Et dans la boue du monde

dans la bouche du monde

dans la boue du monde

dans la bouche du monde

dans la boue du monde

dans la bouche du monde

dans la bouche du monde

Pour Pierrepont, ce n’est pas que les images balbutient, mais il n’a besoin que de tourner une seule fois sa langue pour la déployer tous azimuts. La répétition rythme la phrase ; la strophe, comme la cymbale high-hat d’une batterie, soutient le phrasé pour que le sens ou la vision apparaisse nettement :

Seule la pluie est réelle

La pluie qui tombe stridente

Stridente

Et s’arrête à quelques mètres du sol

Au-dessus de nos têtes coupées

Seule la pluie est réelle

La pluie singe bleu

La pluie les bras ballants et stridente

De guerre lasse

De guerre lasse dans le monde envahi

La pluie seule qui ne porte pas de nom

Sur sa seule lèvre

Et toutes ses langues tournant dans le ciel

Stridentes

Le squelette de la pluie

(Notons en passant que l’avantage du livre sur l’enregistrement ou l’audition lors d’une lecture en public – que Pierrepont pratique assez souvent – est qu’on peut revenir en arrière, faire halte, rebondir et bien sûr se taire, laisser les mots parler en silence.)
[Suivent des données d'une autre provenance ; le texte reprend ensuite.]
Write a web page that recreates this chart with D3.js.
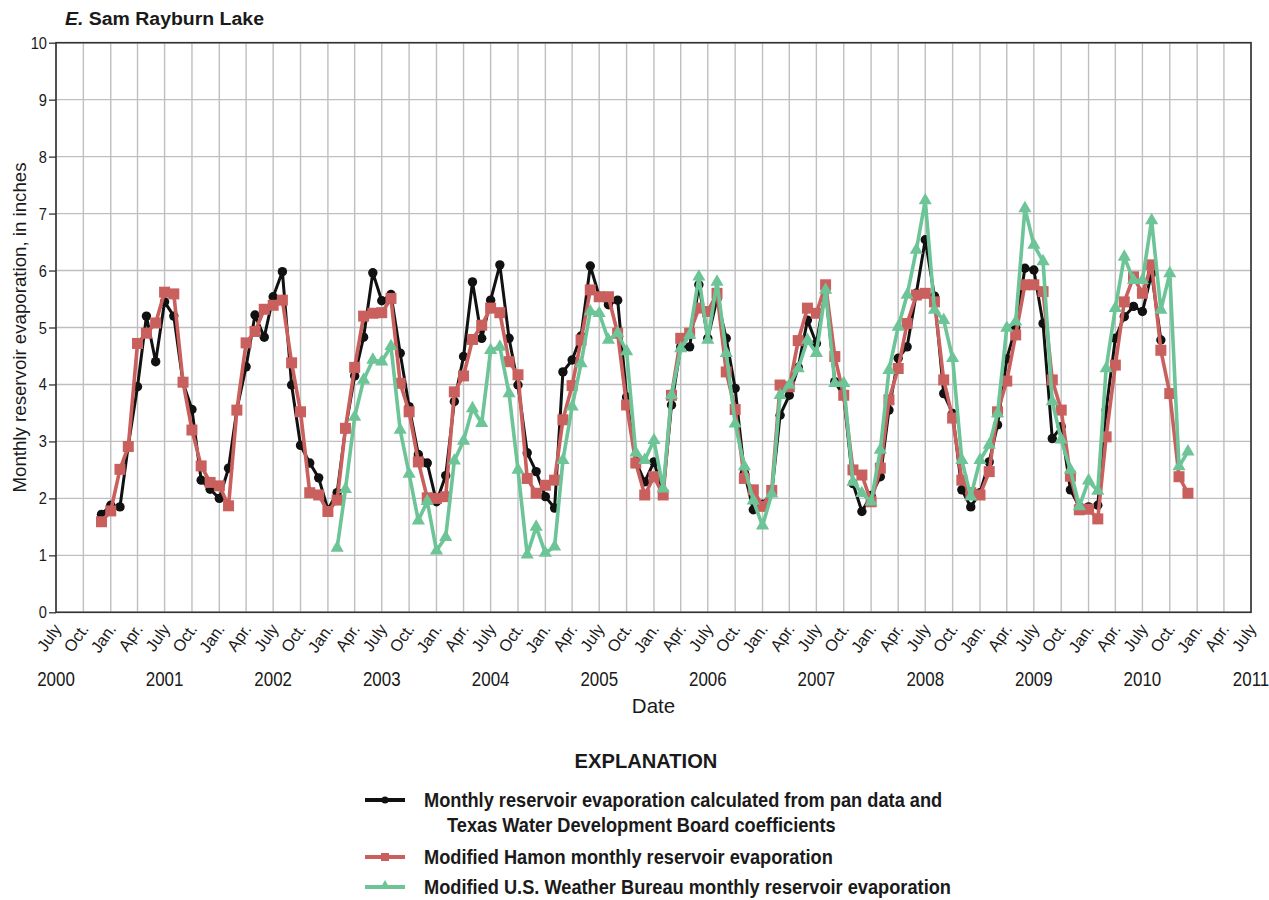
<!DOCTYPE html>
<html>
<head>
<meta charset="utf-8">
<script src="https://cdn.jsdelivr.net/npm/d3@7"></script>
<style>
  body { margin: 0; background: #fff; }
  svg { display: block; }
</style>
</head>
<body>
<svg id="chart" width="1269" height="900"></svg>
<script>
// Monthly reservoir evaporation, Sam Rayburn Lake, in inches.
// Each series is listed month by month from its first month.
const panStart = [2000, 12];     // pan data with TWDB coefficients
const panValues = [
  1.72,
  1.88, 1.85, 2.93, 3.96, 5.20, 4.40, 5.45, 5.20, 4.03, 3.56, 2.32, 2.16,
  2.00, 2.53, 3.56, 4.31, 5.22, 4.83, 5.54, 5.98, 3.99, 2.93, 2.62, 2.36,
  1.80, 2.10, 3.22, 4.15, 4.83, 5.96, 5.47, 5.58, 4.55, 3.61, 2.77, 2.62,
  1.94, 2.40, 3.70, 4.49, 5.80, 4.81, 5.48, 6.10, 4.81, 3.99, 2.80, 2.47,
  2.03, 1.83, 4.22, 4.43, 4.85, 6.08, 5.55, 5.40, 5.48, 3.78, 2.65, 2.29,
  2.64, 2.10, 3.64, 4.66, 4.66, 5.75, 4.81, 5.50, 4.81, 3.93, 2.45, 1.80,
  1.90, 2.10, 3.46, 3.81, 4.30, 5.13, 4.72, 5.65, 4.05, 3.80, 2.26, 1.77,
  2.05, 2.38, 3.55, 4.46, 4.66, 5.60, 6.54, 5.55, 3.84, 3.49, 2.15, 1.85,
  2.10, 2.64, 3.29, 4.45, 5.00, 6.04, 6.01, 5.07, 3.05, 3.26, 2.15, 1.85,
  1.85, 1.88, 3.55, 4.81, 5.19, 5.37, 5.28, 5.95, 4.78
];

const hamonStart = [2000, 12];   // modified Hamon
const hamonValues = [
  1.59,
  1.78, 2.51, 2.91, 4.72, 4.90, 5.08, 5.62, 5.59, 4.04, 3.20, 2.57, 2.28,
  2.22, 1.87, 3.55, 4.73, 4.93, 5.32, 5.39, 5.48, 4.38, 3.52, 2.10, 2.06,
  1.77, 1.97, 3.23, 4.30, 5.20, 5.25, 5.26, 5.51, 4.02, 3.52, 2.64, 2.01,
  2.00, 2.03, 3.87, 4.15, 4.79, 5.04, 5.34, 5.26, 4.40, 4.17, 2.35, 2.09,
  2.23, 2.32, 3.38, 3.98, 4.78, 5.66, 5.54, 5.54, 4.90, 3.64, 2.62, 2.06,
  2.38, 2.06, 3.81, 4.81, 4.90, 5.34, 5.28, 5.60, 4.22, 3.56, 2.35, 2.15,
  1.86, 2.14, 3.99, 3.96, 4.77, 5.34, 5.25, 5.75, 4.49, 3.81, 2.50, 2.41,
  1.94, 2.53, 3.73, 4.28, 5.07, 5.57, 5.60, 5.45, 4.08, 3.41, 2.32, 2.10,
  2.06, 2.47, 3.52, 4.06, 4.87, 5.75, 5.75, 5.63, 4.08, 3.55, 2.39, 1.80,
  1.81, 1.64, 3.08, 4.34, 5.45, 5.89, 5.60, 6.10, 4.60, 3.84, 2.38, 2.09
];

const weatherBureauStart = [2003, 2];   // modified U.S. Weather Bureau
const weatherBureauValues = [
  1.13, 2.16, 3.43, 4.08, 4.43, 4.40, 4.67, 3.20, 2.43, 1.61, 1.95,
  1.08, 1.32, 2.66, 3.01, 3.58, 3.32, 4.60, 4.66, 3.84, 2.50, 1.01, 1.50,
  1.04, 1.15, 2.67, 3.61, 4.37, 5.28, 5.25, 4.78, 4.90, 4.58, 2.80, 2.67,
  3.02, 2.17, 3.81, 4.63, 4.87, 5.89, 4.78, 5.80, 4.55, 3.31, 2.56, 1.96,
  1.52, 2.08, 3.81, 3.99, 4.28, 4.78, 4.55, 5.66, 4.02, 4.02, 2.29, 2.09,
  1.94, 2.85, 4.25, 5.01, 5.57, 6.36, 7.23, 5.31, 5.13, 4.46, 2.67, 2.03,
  2.67, 2.94, 3.49, 4.99, 5.10, 7.09, 6.45, 6.16, 3.70, 3.03, 2.50, 1.86,
  2.31, 2.13, 4.28, 5.34, 6.24, 5.83, 5.83, 6.88, 5.31, 5.95, 2.56, 2.82
];

const monthTickLabels = { 0: "Jan.", 3: "Apr.", 6: "July", 9: "Oct." };
const yearLabels = ["2000", "2001", "2002", "2003", "2004", "2005",
                    "2006", "2007", "2008", "2009", "2010", "2011"];
const yTickValues = [0, 1, 2, 3, 4, 5, 6, 7, 8, 9, 10];

const legendLabels = [
  ["Monthly reservoir evaporation calculated from pan data and",
   "Texas Water Development Board coefficients"],
  ["Modified Hamon monthly reservoir evaporation"],
  ["Modified U.S. Weather Bureau monthly reservoir evaporation"]
];

// ---------------------------------------------------------------------
const svg = d3.select("#chart");

// Pick a narrow sans face if one is installed, otherwise squeeze a regular one.
function hasFont(name) {
  const probe = svg.append("text").attr("x", -2000).attr("y", -2000)
    .style("font-size", "40px").text("Monthly reservoir 2000 WMi");
  probe.style("font-family", `"${name}", monospace`);
  const a = probe.node().getComputedTextLength();
  probe.style("font-family", `"${name}", serif`);
  const b = probe.node().getComputedTextLength();
  probe.remove();
  return Math.abs(a - b) < 0.5;
}
let fontFamily, widthBase;
if (hasFont("Liberation Sans Narrow")) {
  fontFamily = '"Liberation Sans Narrow", sans-serif';
  widthBase = 1.0;
} else {
  fontFamily = '"Liberation Sans", Arial, sans-serif';
  widthBase = 0.82;
}

// Text placed at (x, y), optionally rotated, stretched horizontally by sx.
function addText(parent, x, y, str, opt = {}) {
  const sx = widthBase * (opt.sx || 1);
  const g = parent.append("g")
    .attr("transform", `translate(${x},${y}) rotate(${opt.rotate || 0}) scale(${sx},1)`);
  const t = g.append("text")
    .attr("text-anchor", opt.anchor || "start")
    .style("font-family", fontFamily)
    .style("font-size", (opt.size || 16) + "px")
    .style("font-weight", opt.weight || "normal")
    .style("fill", "#1a1a1a");
  if (str !== null) t.text(str);
  return t;
}

const plot = { left: 56, right: 1251, top: 42.7, bottom: 612.3 };

const x = d3.scaleTime()
  .domain([new Date(2000, 6, 1), new Date(2011, 6, 1)])
  .range([plot.left, plot.right]);
const y = d3.scaleLinear().domain([0, 10]).range([plot.bottom, plot.top]);

function toSeries(start, values) {
  const first = new Date(start[0], start[1] - 1, 1);
  return values.map((v, i) => ({ date: d3.timeMonth.offset(first, i), value: v }));
}
const pan = toSeries(panStart, panValues);
const hamon = toSeries(hamonStart, hamonValues);
const weather = toSeries(weatherBureauStart, weatherBureauValues);

// Grid
const quarterTicks = x.ticks(d3.timeMonth.every(3));
const grid = svg.append("g").attr("stroke", "#bfbfbf").attr("stroke-width", 1.4);
grid.selectAll("line.v").data(quarterTicks).join("line")
  .attr("x1", d => x(d)).attr("x2", d => x(d))
  .attr("y1", plot.top).attr("y2", plot.bottom);
grid.selectAll("line.h").data(yTickValues).join("line")
  .attr("x1", plot.left).attr("x2", plot.right)
  .attr("y1", d => y(d)).attr("y2", d => y(d));

// Y axis
const yAxis = svg.append("g")
  .attr("transform", `translate(${plot.left},0)`)
  .call(d3.axisLeft(y).tickValues(yTickValues).tickSize(7).tickFormat(""));
yAxis.select(".domain").remove();
yAxis.selectAll(".tick line").attr("stroke", "#333").attr("stroke-width", 1.3);
yTickValues.forEach(v => addText(svg, 47, y(v) + 6, String(v), { anchor: "end", size: 17, sx: 1.05 }));

addText(svg, 26, (plot.top + plot.bottom) / 2, "Monthly reservoir evaporation, in inches",
  { anchor: "middle", size: 19, rotate: -90, sx: 1.2 });

// X axis labels
quarterTicks.forEach(d => {
  addText(svg, x(d) + 6, 629, monthTickLabels[d.getMonth()],
    { anchor: "end", size: 16.5, rotate: -55, sx: 1.2 });
});
yearLabels.forEach(yr => {
  addText(svg, x(new Date(+yr, 6, 1)), 686, yr, { anchor: "middle", size: 19.5, sx: 1.06 });
});
addText(svg, (plot.left + plot.right) / 2, 713, "Date", { anchor: "middle", size: 20, sx: 1.25 });

// Frame
svg.append("rect")
  .attr("x", plot.left).attr("y", plot.top)
  .attr("width", plot.right - plot.left).attr("height", plot.bottom - plot.top)
  .attr("fill", "none").attr("stroke", "#333").attr("stroke-width", 1.6);

// Title
const title = addText(svg, 65, 25, null, { size: 19, weight: "bold", sx: 1.25 });
title.append("tspan").style("font-style", "italic").text("E.");
title.append("tspan").text(" Sam Rayburn Lake");

// Series
const colors = { pan: "#111111", hamon: "#c9605e", weather: "#6cc497" };
const line = d3.line().x(d => x(d.date)).y(d => y(d.value));
const triangle = d3.symbol().type(d3.symbolTriangle);

const layer = svg.append("g");
function drawSeries(data, color, width, marker) {
  const g = layer.append("g");
  g.append("path").datum(data).attr("d", line)
    .attr("fill", "none").attr("stroke", color)
    .attr("stroke-width", width).attr("stroke-linejoin", "round");
  marker(g.selectAll(".m").data(data).enter(), color);
}
drawSeries(pan, colors.pan, 3, (sel, c) =>
  sel.append("circle").attr("cx", d => x(d.date)).attr("cy", d => y(d.value))
    .attr("r", 4.7).attr("fill", c));
drawSeries(hamon, colors.hamon, 3.6, (sel, c) =>
  sel.append("rect").attr("x", d => x(d.date) - 5.5).attr("y", d => y(d.value) - 5.5)
    .attr("width", 11).attr("height", 11).attr("fill", c));
drawSeries(weather, colors.weather, 3.6, (sel, c) =>
  sel.append("path").attr("d", triangle.size(75)())
    .attr("transform", d => `translate(${x(d.date)},${y(d.value)})`).attr("fill", c));

// Legend
addText(svg, 646, 768, "EXPLANATION", { anchor: "middle", size: 21, weight: "bold", sx: 1.17 });
const legendRows = [
  { y: 800, color: colors.pan, kind: "circle" },
  { y: 857, color: colors.hamon, kind: "square" },
  { y: 887, color: colors.weather, kind: "triangle" }
];
legendRows.forEach((row, i) => {
  const g = svg.append("g");
  g.append("line").attr("x1", 365).attr("x2", 405).attr("y1", row.y).attr("y2", row.y)
    .attr("stroke", row.color).attr("stroke-width", 4);
  if (row.kind === "circle") {
    g.append("circle").attr("cx", 385).attr("cy", row.y).attr("r", 3.6).attr("fill", row.color);
  } else if (row.kind === "square") {
    g.append("rect").attr("x", 381).attr("y", row.y - 4).attr("width", 8).attr("height", 8)
      .attr("fill", row.color);
  } else {
    g.append("path").attr("d", triangle.size(45)())
      .attr("transform", `translate(385,${row.y - 1})`).attr("fill", row.color);
  }
  legendLabels[i].forEach((txt, j) => {
    addText(svg, j === 0 ? 424 : 447, row.y + 7 + j * 25, txt, { size: 19.5, weight: "bold", sx: 1.14 });
  });
});
</script>
</body>
</html>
Alexandre Pierrepont, Frontières du Monde habité

Charles Mingus en 1976 © Tom Marcello

La liberté est chez elle dans ce recueil : toutes les formes sont bonnes à prendre, toutes les tonalités sont les bienvenues, y compris dans la mise en page, dûment pensée sans être extravagante. Ainsi, la chambre 20 du premier poème, « Maison hantée », occupe deux colonnes, on croirait deux lits. Le troisième poème, « De fortune », au titre aussi vague qu’une échappée sur l’océan, joue avec le corps et la graisse des caractères pour suggérer la polyphonie de la parole (la version enregistrée fait tonner les cuivres !). Pierrepont ne néglige pas non plus la narration : il sait ne faire qu’un du poète et du griot. Cette liberté formelle, ces images trouvées au détour du laisser-aller, n’empêchent pas de penser qu’il y a préméditation : puisqu’il s’agit de (re)sacraliser le monde, rien comme le cérémonial des mots pour y parvenir. Le mot monde est ici omniprésent, tout autant que le mot mot (« Mau-Mau ? », s’interrogeait le contrebassiste Charles Mingus particulièrement africain dans son magnifique Passions of a Man, comme si nous l’étions tous). Malgré l’abondance d’images dont la provenance automatique fait peu de doute, telle

La longue rangée des visages

Dans la pleine maison en h

L’aile du g de l’aigle

le verbe d’Alexandre Pierrepont est sous le contrôle paradoxal d’une conscience qui revendique l’imaginaire comme sa source et son aboutissement, d’une lucidité où le poétique et le politique ne sont pas vécus contradictoirement. « Le jardin des crânes », dans sa forme journal de voyage, serait-il destiné à faire mentir, mais en toute complicité, André Breton et son péremptoire « L’acte d’amour et l’acte de poésie / Sont incompatibles / Avec la lecture du journal à haute voix » ? Pierrepont laisse parler la sienne, la laisse se nouer à d’autres langues, à la langue réitérative, lancinante et dansante venue d’Afrique, à la langue des cérémonies vaudoues, langue de chair et d’os autant que de mémoire et de savoir.

Je vois trouble

Je vois l’atome et le vautour

Je lis sur toutes les lèvres

Je suis saoulé par les Loas

Docteur-Feuilles à qui faut-il que je m’adresse

Puisque toute parole n’est possible qu’adressée

Porte-parole, parole-porte

Béquille de Legba, Nom-vaillant

Faut-il que je m’adresse

Michel Leiris cherchait le sacré au plus intime de sa vie quotidienne. Lieux, objets, faits de langage, personnes, tout pouvait franchir les frontières du monde ordinaire pour revêtir « un caractère sacré », comme il l’explique et le détaille dans L’homme sans honneur [1]. Alexandre Pierrepont fait exploser son moi ou plutôt son je en une multitude de nous, comme si le dedans n’était que le dehors retourné comme un gant. Comme si l’amour, c’était soi dans l’autre et réciproquement (le lyrisme de Pierrepont est en langage « pétrifié », il ne donne pas dans l’épanchement). Comme si ce qu’il y a en nous de plus singulier était pluriel. Voilà ce que tambourinent ces poèmes où le chiffre trois – je, nous, elle – se laisse deviner comme la pierre (ou la bière !) sous la mousse. Des poèmes qui tonnent, ressassent, s’enfuient, reviennent, se taisent, éclatent, s’apaisent. Des poèmes faits pour habiter sans frontières notre monde.


  1. Le sacré dans la vie quotidienne, Allia, 2018.